Nesta ação, a Ministra Cármen Lúcia entendeu tratar-se de desvio de função a transferência de funções específicas para pessoas que não integram o cargo de Delegado de Polícia. Para a Ministra, essas funções só poderiam ser realizadas por bacharéis em direito e, caso o Supremo Tribunal Federal permitisse isso, poderia gerar uma situação de “legitimação” do desvio de função, algo inaceitável na Administração Pública.

Naquela oportunidade, o Ministro Cezar Peluso advertiu que “antes da lavratura do termo circunstanciado o delegado tem que fazer um juízo jurídico de avaliação dos fatos que são expostos”.

Ora, sendo uma atividade inerente a Delegados de Polícia, únicos habilitados para as funções de polícia judiciária, a Polícia Militar não teria habilitação adequada para essas funções, o que comprometeria todo o processo penal decorrente dessas funções.

Entendo que, na esteira deste julgamento, a mesma inconstitucionalidade dá-se com a possibilidade de lavratura do Termo Circunstanciado de Ocorrência pela Polícia Rodoviária Federal, cuja atribuição, como acima já foi dito, é a de patrulhar ostensivamente as rodovias federais, e não de exercer funções típicas de polícia judiciária, não tendo ela qualquer atribuição investigatória criminal; e a lavratura de um Termo Circunstanciado de Ocorrência, tal como a de um Inquérito Policial, é atividade estritamente de natureza investigatória criminal.

Nota-se, nada obstante, que alguns Ministérios Públicos Estaduais, como o da Bahia por exemplo, firmaram convênios “dando autonomia” à Polícia Rodoviária Federal para lavrar termos circunstanciados, nos casos de infrações penais de menor potencial ofensivo, sem a necessidade de encaminhamento do suposto autor do fato para a Polícia Civil ou à Polícia Federal.
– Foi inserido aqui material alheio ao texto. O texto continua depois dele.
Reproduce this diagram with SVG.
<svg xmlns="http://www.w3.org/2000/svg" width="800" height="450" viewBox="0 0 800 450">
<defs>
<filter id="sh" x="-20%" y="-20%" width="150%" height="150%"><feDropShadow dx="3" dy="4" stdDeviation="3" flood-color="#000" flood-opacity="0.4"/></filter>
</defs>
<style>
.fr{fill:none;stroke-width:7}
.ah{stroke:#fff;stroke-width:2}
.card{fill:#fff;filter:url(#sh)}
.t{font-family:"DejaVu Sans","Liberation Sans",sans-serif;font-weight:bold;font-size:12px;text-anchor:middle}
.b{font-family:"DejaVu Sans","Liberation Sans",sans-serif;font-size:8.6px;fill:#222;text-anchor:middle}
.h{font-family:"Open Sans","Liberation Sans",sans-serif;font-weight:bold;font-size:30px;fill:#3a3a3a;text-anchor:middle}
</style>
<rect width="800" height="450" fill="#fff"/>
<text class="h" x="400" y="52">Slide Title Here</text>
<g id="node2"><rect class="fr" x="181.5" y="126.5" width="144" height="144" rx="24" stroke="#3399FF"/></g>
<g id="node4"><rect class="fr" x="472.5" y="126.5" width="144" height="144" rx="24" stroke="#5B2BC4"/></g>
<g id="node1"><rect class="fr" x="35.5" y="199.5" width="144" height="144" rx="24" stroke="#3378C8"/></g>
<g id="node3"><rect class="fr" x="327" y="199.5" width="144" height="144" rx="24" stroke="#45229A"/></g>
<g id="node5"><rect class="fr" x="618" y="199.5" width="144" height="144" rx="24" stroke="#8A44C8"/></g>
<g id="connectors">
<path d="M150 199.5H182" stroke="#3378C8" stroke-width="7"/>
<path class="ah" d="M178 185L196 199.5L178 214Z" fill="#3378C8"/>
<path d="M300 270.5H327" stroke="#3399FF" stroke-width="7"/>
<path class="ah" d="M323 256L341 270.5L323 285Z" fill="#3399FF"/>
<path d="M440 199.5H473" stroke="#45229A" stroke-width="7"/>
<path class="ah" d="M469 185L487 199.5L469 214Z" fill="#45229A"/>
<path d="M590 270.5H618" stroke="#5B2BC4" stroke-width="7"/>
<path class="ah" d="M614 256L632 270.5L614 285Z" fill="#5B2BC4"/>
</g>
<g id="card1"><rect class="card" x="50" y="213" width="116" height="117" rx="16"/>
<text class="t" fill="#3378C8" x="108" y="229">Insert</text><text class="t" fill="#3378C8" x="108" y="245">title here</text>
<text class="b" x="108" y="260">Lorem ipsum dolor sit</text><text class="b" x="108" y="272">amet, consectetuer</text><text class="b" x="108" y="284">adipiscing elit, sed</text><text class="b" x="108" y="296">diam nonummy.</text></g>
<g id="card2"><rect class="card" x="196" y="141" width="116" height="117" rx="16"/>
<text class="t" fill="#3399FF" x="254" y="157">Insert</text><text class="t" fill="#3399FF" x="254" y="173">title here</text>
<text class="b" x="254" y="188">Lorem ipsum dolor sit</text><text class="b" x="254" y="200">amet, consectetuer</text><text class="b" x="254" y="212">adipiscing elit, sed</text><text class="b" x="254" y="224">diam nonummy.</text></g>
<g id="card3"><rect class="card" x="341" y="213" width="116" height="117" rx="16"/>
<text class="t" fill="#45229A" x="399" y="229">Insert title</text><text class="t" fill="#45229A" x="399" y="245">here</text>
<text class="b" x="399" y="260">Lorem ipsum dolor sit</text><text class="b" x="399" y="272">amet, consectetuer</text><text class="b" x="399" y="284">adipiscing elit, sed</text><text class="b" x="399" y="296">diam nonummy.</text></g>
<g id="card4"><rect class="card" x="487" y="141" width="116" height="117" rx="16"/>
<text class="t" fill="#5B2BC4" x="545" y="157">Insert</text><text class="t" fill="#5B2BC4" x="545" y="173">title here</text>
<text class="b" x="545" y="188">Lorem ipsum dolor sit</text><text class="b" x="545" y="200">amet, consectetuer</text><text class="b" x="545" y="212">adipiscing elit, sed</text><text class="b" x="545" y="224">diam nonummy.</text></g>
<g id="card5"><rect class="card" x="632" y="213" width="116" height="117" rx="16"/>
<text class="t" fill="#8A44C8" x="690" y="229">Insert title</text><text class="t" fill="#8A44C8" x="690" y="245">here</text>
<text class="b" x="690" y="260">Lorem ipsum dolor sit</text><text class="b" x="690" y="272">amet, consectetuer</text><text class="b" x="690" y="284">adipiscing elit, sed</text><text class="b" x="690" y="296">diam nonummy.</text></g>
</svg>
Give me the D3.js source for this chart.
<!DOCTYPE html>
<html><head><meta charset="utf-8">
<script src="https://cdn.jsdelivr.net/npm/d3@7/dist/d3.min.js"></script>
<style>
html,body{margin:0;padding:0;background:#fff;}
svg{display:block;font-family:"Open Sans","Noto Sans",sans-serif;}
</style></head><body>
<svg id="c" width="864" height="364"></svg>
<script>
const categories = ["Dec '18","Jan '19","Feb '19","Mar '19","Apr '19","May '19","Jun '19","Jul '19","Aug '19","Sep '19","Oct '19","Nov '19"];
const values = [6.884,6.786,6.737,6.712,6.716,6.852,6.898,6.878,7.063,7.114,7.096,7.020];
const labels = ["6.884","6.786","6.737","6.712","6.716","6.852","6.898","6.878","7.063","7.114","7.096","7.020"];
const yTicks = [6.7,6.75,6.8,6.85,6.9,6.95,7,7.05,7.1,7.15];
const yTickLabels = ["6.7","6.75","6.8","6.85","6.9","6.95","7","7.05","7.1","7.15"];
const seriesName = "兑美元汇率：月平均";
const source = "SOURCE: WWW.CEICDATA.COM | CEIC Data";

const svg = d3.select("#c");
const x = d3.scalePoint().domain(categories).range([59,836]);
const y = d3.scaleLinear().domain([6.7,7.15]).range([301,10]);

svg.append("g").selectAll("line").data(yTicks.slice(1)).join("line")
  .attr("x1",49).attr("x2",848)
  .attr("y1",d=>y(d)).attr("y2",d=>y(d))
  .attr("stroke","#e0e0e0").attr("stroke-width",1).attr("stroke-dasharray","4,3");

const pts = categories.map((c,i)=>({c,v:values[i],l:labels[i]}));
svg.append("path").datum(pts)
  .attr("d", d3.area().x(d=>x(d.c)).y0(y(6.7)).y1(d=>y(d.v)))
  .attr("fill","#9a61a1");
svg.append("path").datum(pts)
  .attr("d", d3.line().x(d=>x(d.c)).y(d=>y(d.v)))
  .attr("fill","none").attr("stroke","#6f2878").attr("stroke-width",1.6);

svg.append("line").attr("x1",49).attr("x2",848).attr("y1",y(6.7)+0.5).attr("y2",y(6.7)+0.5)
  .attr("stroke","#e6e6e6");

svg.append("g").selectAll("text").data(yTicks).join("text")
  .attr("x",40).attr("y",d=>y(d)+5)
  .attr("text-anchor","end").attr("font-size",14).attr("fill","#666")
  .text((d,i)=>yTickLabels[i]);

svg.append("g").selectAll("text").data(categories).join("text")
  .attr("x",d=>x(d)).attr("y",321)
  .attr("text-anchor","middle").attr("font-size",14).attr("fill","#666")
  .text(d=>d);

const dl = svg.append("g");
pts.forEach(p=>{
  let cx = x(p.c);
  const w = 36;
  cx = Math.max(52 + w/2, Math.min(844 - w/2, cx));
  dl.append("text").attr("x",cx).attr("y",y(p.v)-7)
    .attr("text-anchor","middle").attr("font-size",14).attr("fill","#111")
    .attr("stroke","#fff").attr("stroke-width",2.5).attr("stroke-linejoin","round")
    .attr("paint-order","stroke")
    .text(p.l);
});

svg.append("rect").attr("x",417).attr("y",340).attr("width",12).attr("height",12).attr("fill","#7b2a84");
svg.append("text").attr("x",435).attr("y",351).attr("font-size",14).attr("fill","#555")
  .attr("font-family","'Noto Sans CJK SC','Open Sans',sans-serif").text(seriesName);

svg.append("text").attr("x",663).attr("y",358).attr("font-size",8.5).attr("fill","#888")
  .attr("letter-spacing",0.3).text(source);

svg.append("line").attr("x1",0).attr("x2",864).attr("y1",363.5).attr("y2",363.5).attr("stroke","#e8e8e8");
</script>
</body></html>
Concluindo: Termo Circunstanciado de Ocorrência lavrado por um policial rodoviário federal é um procedimento inexistente juridicamente, pois produzido em flagrante contrariedade à Constituição da República, não se prestando para dar justa causa ao Ministério Público, seja para propor a transação penal, seja para oferecer a peça acusatória.